§ THE EXERCISE: Leave out all pictures and give back precisely the lines from the line with "Emit a Python" to the line with "import matplotlib.pyplot as plt", including those two lines.

§ RECORDS FOR THE TASK:
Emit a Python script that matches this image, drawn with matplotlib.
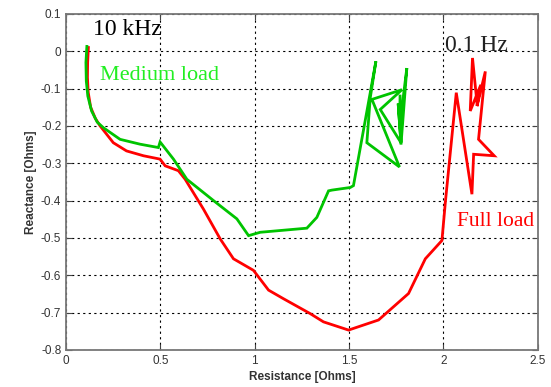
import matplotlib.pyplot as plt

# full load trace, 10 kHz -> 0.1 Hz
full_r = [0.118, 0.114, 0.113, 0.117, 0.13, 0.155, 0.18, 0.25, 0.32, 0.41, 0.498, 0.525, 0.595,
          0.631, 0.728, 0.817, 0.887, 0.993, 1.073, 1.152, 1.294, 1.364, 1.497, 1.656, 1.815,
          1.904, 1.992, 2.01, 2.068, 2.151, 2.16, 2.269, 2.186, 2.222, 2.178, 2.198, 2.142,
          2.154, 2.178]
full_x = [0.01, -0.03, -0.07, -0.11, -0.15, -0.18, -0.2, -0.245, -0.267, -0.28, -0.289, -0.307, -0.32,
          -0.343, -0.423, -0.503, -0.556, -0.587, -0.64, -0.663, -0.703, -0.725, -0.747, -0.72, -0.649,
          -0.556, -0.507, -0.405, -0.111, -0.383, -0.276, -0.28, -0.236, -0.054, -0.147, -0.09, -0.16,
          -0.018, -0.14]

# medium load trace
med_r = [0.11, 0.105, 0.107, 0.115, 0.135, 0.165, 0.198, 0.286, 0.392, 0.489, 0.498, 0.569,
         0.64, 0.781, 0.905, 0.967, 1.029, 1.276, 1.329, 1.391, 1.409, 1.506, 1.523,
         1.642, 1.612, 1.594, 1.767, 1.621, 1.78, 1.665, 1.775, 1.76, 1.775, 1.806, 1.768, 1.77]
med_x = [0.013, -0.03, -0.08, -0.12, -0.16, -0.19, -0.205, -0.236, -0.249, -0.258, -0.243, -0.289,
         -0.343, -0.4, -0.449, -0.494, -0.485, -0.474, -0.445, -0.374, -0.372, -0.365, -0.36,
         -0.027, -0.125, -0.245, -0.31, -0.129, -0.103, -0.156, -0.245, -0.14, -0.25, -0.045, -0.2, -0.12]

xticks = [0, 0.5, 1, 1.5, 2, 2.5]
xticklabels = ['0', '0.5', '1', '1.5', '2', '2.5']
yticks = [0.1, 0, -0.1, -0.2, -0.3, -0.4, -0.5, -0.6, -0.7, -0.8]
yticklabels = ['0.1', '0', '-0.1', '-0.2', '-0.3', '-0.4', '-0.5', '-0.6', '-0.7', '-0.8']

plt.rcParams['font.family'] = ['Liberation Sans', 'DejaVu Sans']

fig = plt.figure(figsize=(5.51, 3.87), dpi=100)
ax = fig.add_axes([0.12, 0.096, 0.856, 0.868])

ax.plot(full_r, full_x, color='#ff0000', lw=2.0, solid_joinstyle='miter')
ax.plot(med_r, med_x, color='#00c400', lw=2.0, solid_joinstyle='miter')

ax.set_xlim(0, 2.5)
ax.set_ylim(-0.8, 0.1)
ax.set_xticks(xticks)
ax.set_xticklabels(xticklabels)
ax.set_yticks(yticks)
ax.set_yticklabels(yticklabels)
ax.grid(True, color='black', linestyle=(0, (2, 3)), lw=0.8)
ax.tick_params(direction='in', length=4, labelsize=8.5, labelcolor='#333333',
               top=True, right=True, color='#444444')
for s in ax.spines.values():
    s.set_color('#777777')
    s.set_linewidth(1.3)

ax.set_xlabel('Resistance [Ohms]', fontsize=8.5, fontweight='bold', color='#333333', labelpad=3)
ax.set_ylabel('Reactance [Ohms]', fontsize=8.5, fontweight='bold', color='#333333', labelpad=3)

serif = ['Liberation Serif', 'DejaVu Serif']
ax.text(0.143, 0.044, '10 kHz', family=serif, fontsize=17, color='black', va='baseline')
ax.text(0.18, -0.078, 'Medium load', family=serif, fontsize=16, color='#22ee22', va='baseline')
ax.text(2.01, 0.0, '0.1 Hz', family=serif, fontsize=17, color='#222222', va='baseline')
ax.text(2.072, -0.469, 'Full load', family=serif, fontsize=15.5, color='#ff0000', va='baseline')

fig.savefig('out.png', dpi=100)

* * *

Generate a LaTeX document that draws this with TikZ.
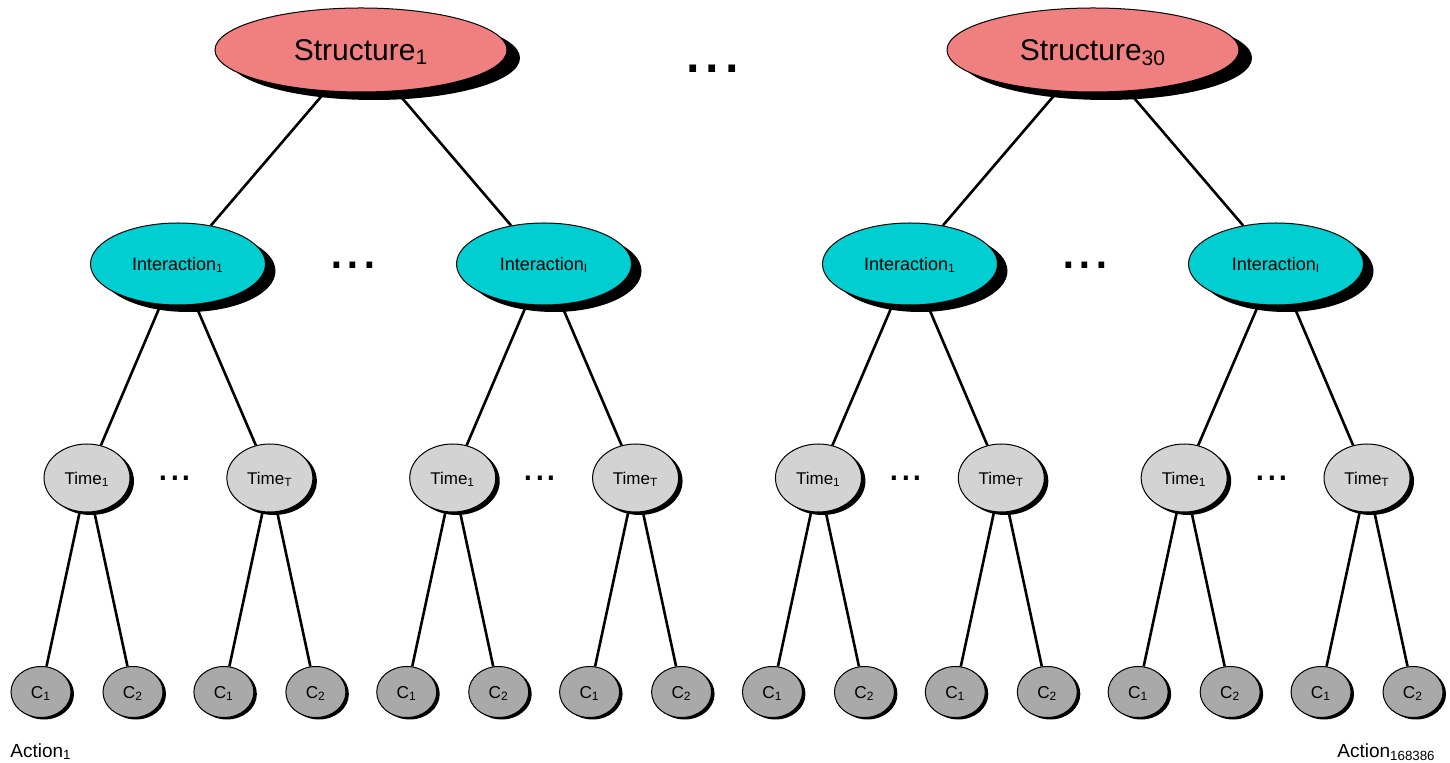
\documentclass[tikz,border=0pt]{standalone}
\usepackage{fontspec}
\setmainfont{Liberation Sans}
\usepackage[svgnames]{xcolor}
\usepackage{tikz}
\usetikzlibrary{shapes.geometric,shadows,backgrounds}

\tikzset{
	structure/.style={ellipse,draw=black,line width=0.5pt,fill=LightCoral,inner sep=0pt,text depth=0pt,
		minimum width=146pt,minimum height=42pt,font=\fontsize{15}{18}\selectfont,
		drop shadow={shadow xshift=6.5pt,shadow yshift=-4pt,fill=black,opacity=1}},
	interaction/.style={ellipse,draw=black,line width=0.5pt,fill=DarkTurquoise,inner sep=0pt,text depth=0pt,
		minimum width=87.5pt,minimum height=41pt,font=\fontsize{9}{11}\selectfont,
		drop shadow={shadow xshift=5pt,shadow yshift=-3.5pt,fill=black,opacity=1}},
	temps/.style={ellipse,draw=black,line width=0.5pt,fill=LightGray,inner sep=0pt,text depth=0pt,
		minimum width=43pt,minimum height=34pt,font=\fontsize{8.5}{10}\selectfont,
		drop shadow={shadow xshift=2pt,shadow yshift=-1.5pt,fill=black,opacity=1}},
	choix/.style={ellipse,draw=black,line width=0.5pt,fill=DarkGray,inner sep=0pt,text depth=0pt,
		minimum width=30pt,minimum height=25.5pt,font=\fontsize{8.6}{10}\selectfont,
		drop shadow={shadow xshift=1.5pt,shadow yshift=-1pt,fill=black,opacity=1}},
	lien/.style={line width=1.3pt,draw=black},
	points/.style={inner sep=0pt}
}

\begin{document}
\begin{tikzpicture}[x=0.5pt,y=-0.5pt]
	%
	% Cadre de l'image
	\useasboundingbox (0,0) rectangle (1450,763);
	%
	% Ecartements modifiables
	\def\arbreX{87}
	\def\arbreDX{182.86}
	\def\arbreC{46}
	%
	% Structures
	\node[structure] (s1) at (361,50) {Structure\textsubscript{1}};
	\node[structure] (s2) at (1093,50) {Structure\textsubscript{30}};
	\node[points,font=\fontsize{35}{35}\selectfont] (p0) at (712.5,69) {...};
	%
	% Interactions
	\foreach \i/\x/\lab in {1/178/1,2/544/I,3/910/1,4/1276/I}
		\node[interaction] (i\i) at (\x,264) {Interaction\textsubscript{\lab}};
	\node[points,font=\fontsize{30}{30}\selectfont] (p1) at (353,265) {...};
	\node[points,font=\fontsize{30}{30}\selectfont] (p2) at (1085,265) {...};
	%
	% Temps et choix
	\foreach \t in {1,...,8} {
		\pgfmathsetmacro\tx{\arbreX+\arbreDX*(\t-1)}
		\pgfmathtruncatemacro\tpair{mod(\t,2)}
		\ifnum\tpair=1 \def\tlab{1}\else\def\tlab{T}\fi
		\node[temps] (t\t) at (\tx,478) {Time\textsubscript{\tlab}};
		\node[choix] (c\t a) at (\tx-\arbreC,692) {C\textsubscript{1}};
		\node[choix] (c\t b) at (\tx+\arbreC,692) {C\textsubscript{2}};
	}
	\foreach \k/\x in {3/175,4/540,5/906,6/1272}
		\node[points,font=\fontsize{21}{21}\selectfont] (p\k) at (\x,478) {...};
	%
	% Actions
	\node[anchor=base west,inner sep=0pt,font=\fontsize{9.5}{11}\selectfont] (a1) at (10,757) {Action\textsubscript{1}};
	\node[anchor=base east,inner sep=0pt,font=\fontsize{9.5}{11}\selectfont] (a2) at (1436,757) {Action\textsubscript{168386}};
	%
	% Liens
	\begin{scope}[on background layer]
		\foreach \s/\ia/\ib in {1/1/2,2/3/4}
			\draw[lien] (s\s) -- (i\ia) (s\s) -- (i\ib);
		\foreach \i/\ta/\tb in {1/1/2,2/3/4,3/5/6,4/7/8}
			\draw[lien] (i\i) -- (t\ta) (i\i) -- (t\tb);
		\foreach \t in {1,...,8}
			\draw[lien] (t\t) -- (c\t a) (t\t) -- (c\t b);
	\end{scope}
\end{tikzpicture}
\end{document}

==

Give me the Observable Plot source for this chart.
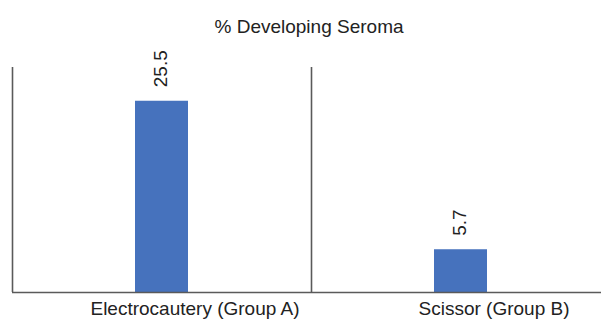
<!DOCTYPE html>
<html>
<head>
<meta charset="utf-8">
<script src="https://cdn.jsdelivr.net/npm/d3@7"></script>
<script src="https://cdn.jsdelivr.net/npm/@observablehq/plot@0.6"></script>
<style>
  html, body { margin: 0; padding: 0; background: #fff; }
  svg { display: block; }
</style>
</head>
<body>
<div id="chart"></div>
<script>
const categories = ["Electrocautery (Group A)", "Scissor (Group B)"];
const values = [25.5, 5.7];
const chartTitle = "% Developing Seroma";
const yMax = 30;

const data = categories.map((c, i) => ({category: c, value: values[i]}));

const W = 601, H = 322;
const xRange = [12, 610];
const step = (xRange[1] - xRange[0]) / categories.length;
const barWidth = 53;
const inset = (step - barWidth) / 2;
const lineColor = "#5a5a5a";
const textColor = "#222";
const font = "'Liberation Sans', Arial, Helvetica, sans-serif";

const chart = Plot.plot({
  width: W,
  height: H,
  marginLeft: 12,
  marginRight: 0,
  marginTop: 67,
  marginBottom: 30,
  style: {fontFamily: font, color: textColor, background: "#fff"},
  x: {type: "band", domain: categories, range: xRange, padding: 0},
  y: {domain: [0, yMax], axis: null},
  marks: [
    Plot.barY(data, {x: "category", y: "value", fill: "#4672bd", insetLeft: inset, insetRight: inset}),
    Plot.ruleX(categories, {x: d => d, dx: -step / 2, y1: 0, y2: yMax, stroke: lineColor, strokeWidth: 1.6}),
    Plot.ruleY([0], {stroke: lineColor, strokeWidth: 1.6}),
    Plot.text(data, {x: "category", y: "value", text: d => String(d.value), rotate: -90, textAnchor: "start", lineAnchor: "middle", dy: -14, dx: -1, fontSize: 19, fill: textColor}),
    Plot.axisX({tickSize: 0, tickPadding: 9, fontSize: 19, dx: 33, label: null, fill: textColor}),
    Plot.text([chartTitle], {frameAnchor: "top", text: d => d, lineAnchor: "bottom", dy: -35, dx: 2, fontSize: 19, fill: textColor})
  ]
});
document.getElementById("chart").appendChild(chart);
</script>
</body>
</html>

§ RESPONSE:
Emit a Python script that matches this image, drawn with matplotlib.
import matplotlib.pyplot as plt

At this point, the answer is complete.